Making an offer on a condo can be intimidating with all the paperwork, competition and the back-and-forth between you and the seller.
But the more information you have about the property, the sellers and the process, the better equipped you'll be to negotiate the price that's best for you.
Here's what you need to know to make the best bid:
Use recent sales as a guide
Before making an offer, your agent will draft a comparative market analysis, a report of recently sold condos in the area that are similar to the one you want. You’ll use this to determine a price that you think is fair.
The CMA will compare a number of factors:
- Location: A good market analysis should compare condo communities in roughly the same neighborhood and school district. This may be more difficult than single-family homes because you must compare communities and their amenities, not a single dwelling.
- Homeowners association, or HOA, fees: This could indicate the quality of an HOA between condominium communities. One community that offers the same amenities as another may not have the same HOA fee. It’s a good idea to ask why — is there more maintenance at one?
- Size and layout: Condo units should have similar numbers of bedrooms and bathrooms and vary slightly in square footage of living area.
- Age and condition: These should be within a few years and account for updates or renovations.
- Amenities: Comparable communities should feature similar amenities.
An agent adjusts the sale price of recently sold properties to account for differences. You can check the accuracy of a market analysis through a home valuation report provided by Homes.com. This estimate compares the value of a home calculated by four valuation models: Collateral Analytics, ICE Mortgage Technology, First American Data & Analytics and Quantarium.
The companies take data about the property such as resale history and area home prices to calculate how the home’s value has changed over a year, five years and 10 years.
Factors to determine whether to offer above or below asking price
The amount you offer may be based on the desirability of the unit. Typically, units on higher floors with the best views and those located on the same levels as amenities are more valuable.
Your offer also may depend on the local real estate market. If the condo is in a buyer’s market, meaning there are more sellers than buyers, you could offer below asking price with more confidence. If it’s a seller’s market, a full-price offer — or above — may be necessary.
Consider an escalation clause, especially if there are more buyers than sellers.
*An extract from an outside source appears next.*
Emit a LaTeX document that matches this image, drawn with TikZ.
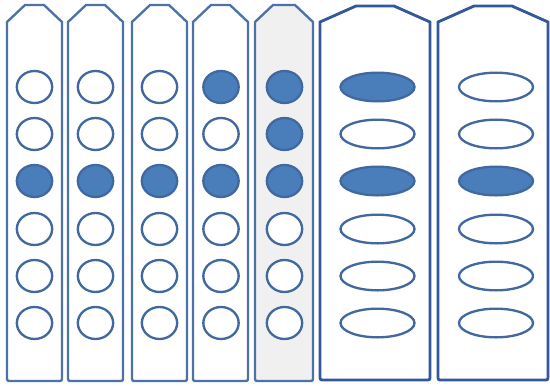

It’s a contract clause stating that you will pay more than the highest proposal, often in increments of $1,000. It’s like when you bid on eBay, posting a bid but secretly agreeing to raise it up to a point if you’re outbid.
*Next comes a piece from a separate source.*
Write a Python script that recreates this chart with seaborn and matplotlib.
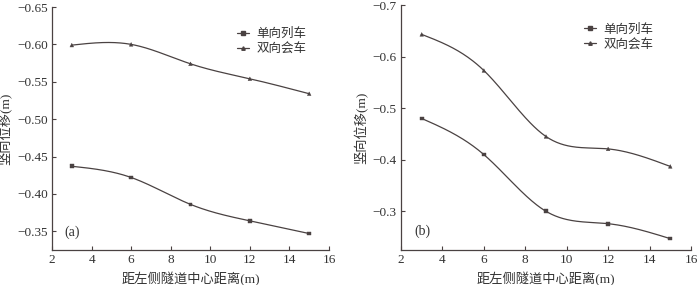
import numpy as np
import pandas as pd
import matplotlib
matplotlib.use("Agg")
import matplotlib.pyplot as plt
import seaborn as sns
from matplotlib.lines import Line2D

sns.set_style("ticks")
plt.rcParams['font.family'] = ['Liberation Serif', 'Noto Sans CJK SC']
plt.rcParams['axes.unicode_minus'] = True

distance = [3, 6, 9, 12, 15]
a_single = [-0.437, -0.422, -0.386, -0.364, -0.347]
a_double = [-0.599, -0.600, -0.574, -0.554, -0.534]
b_single = [-0.480, -0.410, -0.300, -0.276, -0.247]
b_double = [-0.643, -0.573, -0.445, -0.421, -0.387]
series_names = ["单向列车", "双向会车"]
xlabel = "距左侧隧道中心距离(m)"
ylabel = "竖向位移(m)"

line_color = "#4a4242"
text_color = "#333333"


def natural_spline(x, y, n=200):
    x = np.asarray(x, float); y = np.asarray(y, float)
    k = len(x)
    h = np.diff(x)
    A = np.zeros((k, k)); r = np.zeros(k)
    A[0, 0] = A[-1, -1] = 1
    for i in range(1, k - 1):
        A[i, i - 1] = h[i - 1]; A[i, i] = 2 * (h[i - 1] + h[i]); A[i, i + 1] = h[i]
        r[i] = 3 * ((y[i + 1] - y[i]) / h[i] - (y[i] - y[i - 1]) / h[i - 1])
    c = np.linalg.solve(A, r)
    xs = np.linspace(x[0], x[-1], n); ys = np.empty_like(xs)
    for j, xv in enumerate(xs):
        i = min(np.searchsorted(x, xv, side='right') - 1, k - 2)
        b = (y[i + 1] - y[i]) / h[i] - h[i] * (2 * c[i] + c[i + 1]) / 3
        d = (c[i + 1] - c[i]) / (3 * h[i])
        t = xv - x[i]
        ys[j] = y[i] + b * t + c[i] * t ** 2 + d * t ** 3
    return xs, ys


fig = plt.figure(figsize=(7.0, 2.85), dpi=100)
ax1 = fig.add_axes([52 / 700, 1 - 250 / 285, 277 / 700, 243 / 285])
ax2 = fig.add_axes([401 / 700, 1 - 250 / 285, 290 / 700, 245 / 285])

panels = [
    (ax1, a_single, a_double, (-0.65, -0.325), np.arange(-0.65, -0.349, 0.05), "{:.2f}", "(a)", (0.96, 0.96)),
    (ax2, b_single, b_double, (-0.70, -0.225), np.arange(-0.7, -0.299, 0.1), "{:.1f}", "(b)", (0.91, 0.97)),
]

for ax, s1, s2, ylim, yt, fmt, tag, anchor in panels:
    df = pd.DataFrame({
        "x": distance * 2,
        "y": list(s1) + list(s2),
        "s": [series_names[0]] * 5 + [series_names[1]] * 5,
    })
    for vals in (s1, s2):
        xs, ys = natural_spline(distance, vals)
        ax.plot(xs, ys, color=line_color, lw=0.9)
    sns.scatterplot(data=df, x="x", y="y", style="s",
                    markers={series_names[0]: "s", series_names[1]: "^"},
                    color=line_color, s=7, edgecolor=line_color, linewidth=0.3, ax=ax, legend=False)
    ax.set_xlim(2, 16)
    ax.set_ylim(ylim[1], ylim[0])
    ax.set_xticks([2, 4, 6, 8, 10, 12, 14, 16])
    ax.set_yticks(yt)
    ax.set_yticklabels([("−" + fmt.format(abs(v))) for v in yt])
    ax.tick_params(direction="in", length=3, width=0.8, labelsize=9.5, colors=line_color,
                   labelcolor=text_color, pad=3)
    for sp in ["top", "right"]:
        ax.spines[sp].set_visible(False)
    for sp in ["left", "bottom"]:
        ax.spines[sp].set_color(line_color)
        ax.spines[sp].set_linewidth(0.9)
    ax.set_xlabel(xlabel, fontsize=9.5, color=text_color, labelpad=4)
    ax.set_ylabel(ylabel, fontsize=9.5, color=text_color, labelpad=3)
    ax.text(0.045, 0.06, tag, transform=ax.transAxes, fontsize=10, color=text_color)
    handles = [Line2D([], [], color=line_color, lw=0.9, marker="s", markersize=2.5),
               Line2D([], [], color=line_color, lw=0.9, marker="^", markersize=2.5)]
    ax.legend(handles, series_names, loc="upper right", bbox_to_anchor=anchor, frameon=False,
              fontsize=9, handlelength=1.0, handletextpad=0.6, labelspacing=0.25,
              labelcolor=text_color)

fig.savefig("out.png", dpi=100)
Another tactic for a seller’s market is waiving contingencies or clauses. A common contingency that is waived is making the sale dependent on a home inspection. Consider this with caution. If you waive the inspection, you could end up making expensive repairs that would have been caught before you purchased.
Purchase agreements vary by state because it is the state that regulates the industry within its borders. Here’s what's typically included in the purchase agreement:
- Names and contact information
- The address of the property
- How you plan to pay for the house and proof you can
- Amount of offer
- Earnest money or deposit, and the account where it is deposited
- The time you have to get a home inspection if your offer is accepted, usually 10 to 14 days
- Contingencies
- A clause stating that the seller must keep up to date on mortgage payments
- A clause stating that if the property gets a citation or violation notice from the local government, the seller must fix it before handing you the keys
- A clause stating that you can cancel the contract if it is damaged or destroyed before closing
- The closing date, usually in 30 to 45 days
- Date the offer would expire
What happens when the seller counteroffers
If the sellers counter with their own offer, be sure you carefully review the changes they made. The amount of earnest money, contingencies and closing date are all negotiable.
There are a few options when responding to a counteroffer. You can accept if the new terms work for you. You can submit your own counteroffer, perhaps meeting the seller halfway on negotiables like price or closing date. You also can simply walk away. There's always another deal around the corner.
Your power to negotiate can rise or fall with several variables. If the unit has been on the market for a long time, a seller may be more willing to compromise. If there's been a price drop, the seller may take a lower bid. If you're a shopper in a buyer's market, you will have more leverage. A lack of other offers also strengthens your hand.
Your agent will be your negotiating partner and can provide data on recent sales, days on market of other properties and whether you're in a buyer's or seller's market. Your agent also can give you insight on negotiating strategies.
Once you and the seller sign the agreement, you'll head to the next stages: inspection and finalizing the finances.